### Material provided
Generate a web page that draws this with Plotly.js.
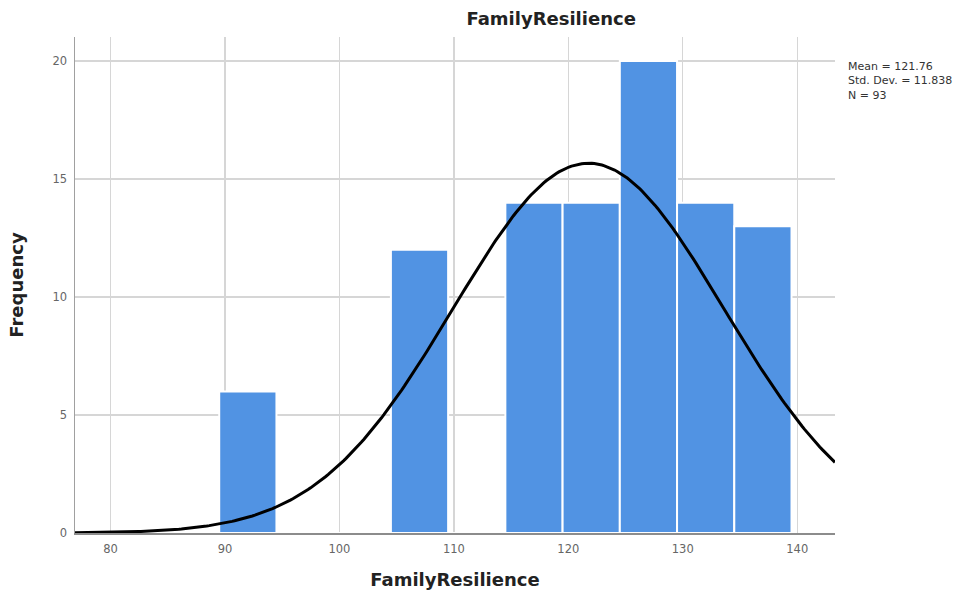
<!DOCTYPE html>
<html>
<head>
<meta charset="utf-8">
<script src="https://cdn.plot.ly/plotly-3.0.1.min.js"></script>
<style>html,body{margin:0;padding:0;background:#fff;}#chart{width:979px;height:592px;}</style>
</head>
<body>
<div id="chart"></div>
<script>
// Histogram bins (centers) and frequencies
const binCenters = [92, 97, 102, 107, 112, 117, 122, 127, 132, 137];
const frequencies = [6, 0, 0, 12, 0, 14, 14, 20, 14, 13];
const binWidth = 5;
// Summary statistics shown in the chart
const meanValue = 121.76;
const stdDev = 11.838;
const nCount = 93;
const xTicks = [80, 90, 100, 110, 120, 130, 140];
const yTicks = [0, 5, 10, 15, 20];
const statLines = ['Mean = ' + meanValue.toFixed(2), 'Std. Dev. = ' + stdDev.toFixed(3), 'N = ' + nCount];

// Normal curve defined by the chart's mean, SD and N
const xMin = 76.9, xMax = 143.3;
const curveX = [], curveY = [];
for (let i = 0; i <= 300; i++) {
  const x = xMin + (xMax - xMin) * i / 300;
  const z = (x - meanValue) / stdDev;
  curveX.push(x);
  curveY.push(nCount * binWidth * Math.exp(-0.5 * z * z) / (stdDev * Math.sqrt(2 * Math.PI)));
}

const titleFont = {family: 'DejaVu Sans, sans-serif', size: 18, color: '#222'};
const tickFont = {family: 'DejaVu Sans, sans-serif', size: 11.5, color: '#666'};

const data = [
  {
    type: 'bar', x: binCenters, y: frequencies, width: binWidth,
    marker: {color: '#5193e3', line: {color: '#ffffff', width: 2}},
    hoverinfo: 'x+y', showlegend: false
  },
  {
    type: 'scatter', mode: 'lines', x: curveX, y: curveY,
    line: {color: '#000000', width: 3}, hoverinfo: 'skip', showlegend: false
  }
];

const layout = {
  width: 979, height: 592,
  margin: {l: 75, r: 144, t: 37, b: 59},
  paper_bgcolor: '#ffffff', plot_bgcolor: '#ffffff',
  font: {family: 'DejaVu Sans, sans-serif', color: '#333'},
  title: {
    text: '<b>FamilyResilience</b>', font: titleFont,
    x: 0.563, xanchor: 'center', y: 0.968, yanchor: 'middle'
  },
  xaxis: {
    range: [xMin, xMax], tickvals: xTicks, ticktext: xTicks.map(String),
    showgrid: true, gridcolor: '#d6d6d6', gridwidth: 1.3,
    showline: true, linecolor: '#8c8c8c', linewidth: 1.5,
    zeroline: false, ticks: 'outside', ticklen: 5, tickcolor: 'rgba(0,0,0,0)',
    tickfont: tickFont,
    title: {text: '<b>FamilyResilience</b>', font: titleFont, standoff: 18}
  },
  yaxis: {
    range: [0, 21.02], tickvals: yTicks, ticktext: yTicks.map(String),
    showgrid: true, gridcolor: '#d6d6d6', gridwidth: 1.3,
    showline: true, linecolor: '#a0a0a0', linewidth: 1.5,
    zeroline: false, ticks: 'outside', ticklen: 4, tickcolor: 'rgba(0,0,0,0)',
    tickfont: tickFont,
    title: {text: '<b>Frequency</b>', font: titleFont, standoff: 24}
  },
  annotations: [{
    xref: 'paper', yref: 'paper', x: 1.0145, y: 0.958, xanchor: 'left', yanchor: 'top',
    align: 'left', showarrow: false, text: statLines.join('<br>'),
    font: {family: 'DejaVu Sans, sans-serif', size: 11, color: '#333'}
  }],
  bargap: 0
};

Plotly.newPlot('chart', data, layout, {displayModeBar: false, staticPlot: true});
</script>
</body>
</html>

### Given task
Retype the data above exactly; pictures are not part of the copy.

### Answer for the task
Generate a web page that draws this with Plotly.js.
<!DOCTYPE html>
<html>
<head>
<meta charset="utf-8">
<script src="https://cdn.plot.ly/plotly-3.0.1.min.js"></script>
<style>html,body{margin:0;padding:0;background:#fff;}#chart{width:979px;height:592px;}</style>
</head>
<body>
<div id="chart"></div>
<script>
// Histogram bins (centers) and frequencies
const binCenters = [92, 97, 102, 107, 112, 117, 122, 127, 132, 137];
const frequencies = [6, 0, 0, 12, 0, 14, 14, 20, 14, 13];
const binWidth = 5;
// Summary statistics shown in the chart
const meanValue = 121.76;
const stdDev = 11.838;
const nCount = 93;
const xTicks = [80, 90, 100, 110, 120, 130, 140];
const yTicks = [0, 5, 10, 15, 20];
const statLines = ['Mean = ' + meanValue.toFixed(2), 'Std. Dev. = ' + stdDev.toFixed(3), 'N = ' + nCount];

// Normal curve defined by the chart's mean, SD and N
const xMin = 76.9, xMax = 143.3;
const curveX = [], curveY = [];
for (let i = 0; i <= 300; i++) {
  const x = xMin + (xMax - xMin) * i / 300;
  const z = (x - meanValue) / stdDev;
  curveX.push(x);
  curveY.push(nCount * binWidth * Math.exp(-0.5 * z * z) / (stdDev * Math.sqrt(2 * Math.PI)));
}

const titleFont = {family: 'DejaVu Sans, sans-serif', size: 18, color: '#222'};
const tickFont = {family: 'DejaVu Sans, sans-serif', size: 11.5, color: '#666'};

const data = [
  {
    type: 'bar', x: binCenters, y: frequencies, width: binWidth,
    marker: {color: '#5193e3', line: {color: '#ffffff', width: 2}},
    hoverinfo: 'x+y', showlegend: false
  },
  {
    type: 'scatter', mode: 'lines', x: curveX, y: curveY,
    line: {color: '#000000', width: 3}, hoverinfo: 'skip', showlegend: false
  }
];

const layout = {
  width: 979, height: 592,
  margin: {l: 75, r: 144, t: 37, b: 59},
  paper_bgcolor: '#ffffff', plot_bgcolor: '#ffffff',
  font: {family: 'DejaVu Sans, sans-serif', color: '#333'},
  title: {
    text: '<b>FamilyResilience</b>', font: titleFont,
    x: 0.563, xanchor: 'center', y: 0.968, yanchor: 'middle'
  },
  xaxis: {
    range: [xMin, xMax], tickvals: xTicks, ticktext: xTicks.map(String),
    showgrid: true, gridcolor: '#d6d6d6', gridwidth: 1.3,
    showline: true, linecolor: '#8c8c8c', linewidth: 1.5,
    zeroline: false, ticks: 'outside', ticklen: 5, tickcolor: 'rgba(0,0,0,0)',
    tickfont: tickFont,
    title: {text: '<b>FamilyResilience</b>', font: titleFont, standoff: 18}
  },
  yaxis: {
    range: [0, 21.02], tickvals: yTicks, ticktext: yTicks.map(String),
    showgrid: true, gridcolor: '#d6d6d6', gridwidth: 1.3,
    showline: true, linecolor: '#a0a0a0', linewidth: 1.5,
    zeroline: false, ticks: 'outside', ticklen: 4, tickcolor: 'rgba(0,0,0,0)',
    tickfont: tickFont,
    title: {text: '<b>Frequency</b>', font: titleFont, standoff: 24}
  },
  annotations: [{
    xref: 'paper', yref: 'paper', x: 1.0145, y: 0.958, xanchor: 'left', yanchor: 'top',
    align: 'left', showarrow: false, text: statLines.join('<br>'),
    font: {family: 'DejaVu Sans, sans-serif', size: 11, color: '#333'}
  }],
  bargap: 0
};

Plotly.newPlot('chart', data, layout, {displayModeBar: false, staticPlot: true});
</script>
</body>
</html>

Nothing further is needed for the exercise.